I think valuation wuth an EPS of Rs 38 for FY17, the stock is trading at trailing P/E of 18.3 times, which to me looks stretched and should correct in times to come.

Besides, I do not know but I have a doubt if the company delays in making payment of interest to lenders. Every year the balance sheet shows interest accrued and due on the liabilities.Have not seen such entries in many of the clean balance sheet. Just wondering why this line item appears. These things are scary along with when valuation stretched. Looking at larges investors with stake in the company, incremental buying is happening. One need to be careful with such heard mentality because large investors have entered at much lower levels and their cost of overall acquisition is pretty low and they are already sitting on multi-fold growth. Any black swan event can make them exit instantaneously without heavy loss of profit.

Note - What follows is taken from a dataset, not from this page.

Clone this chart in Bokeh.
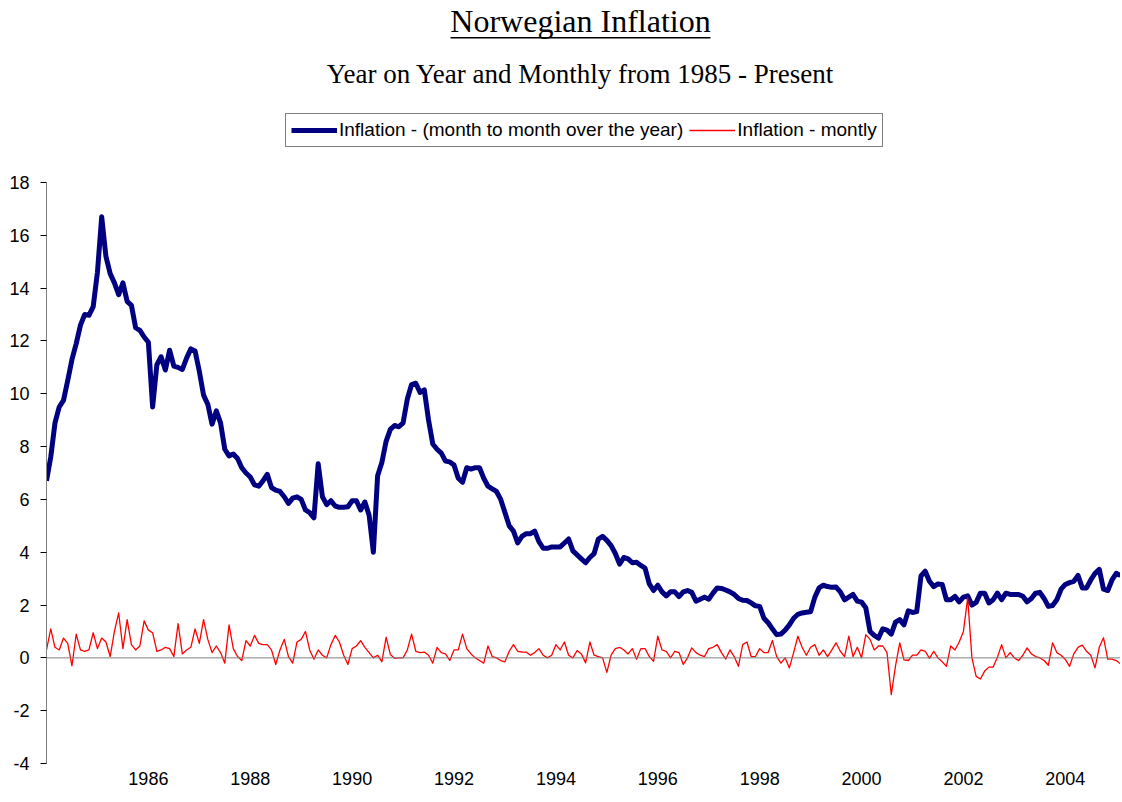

Hence one need to take a cautious call and approach here. In my belief one should invest in stock specific equities only if we understand the market, business, organization structure, accounting and management philosophy. Else let fund managers do their job to give average return.

In pursuit of multiplying returns over short period of time, let us not blow up things.

These are my personal views. I have still not invested in the stock and will do it only once I get convinced. It does not matter if you lose out on the initial 30 to 40% rally if you are searching for multi bagger in a small and mid cap, because in my belief the comfort is more important which is what is not coming out in TCPL Packaging.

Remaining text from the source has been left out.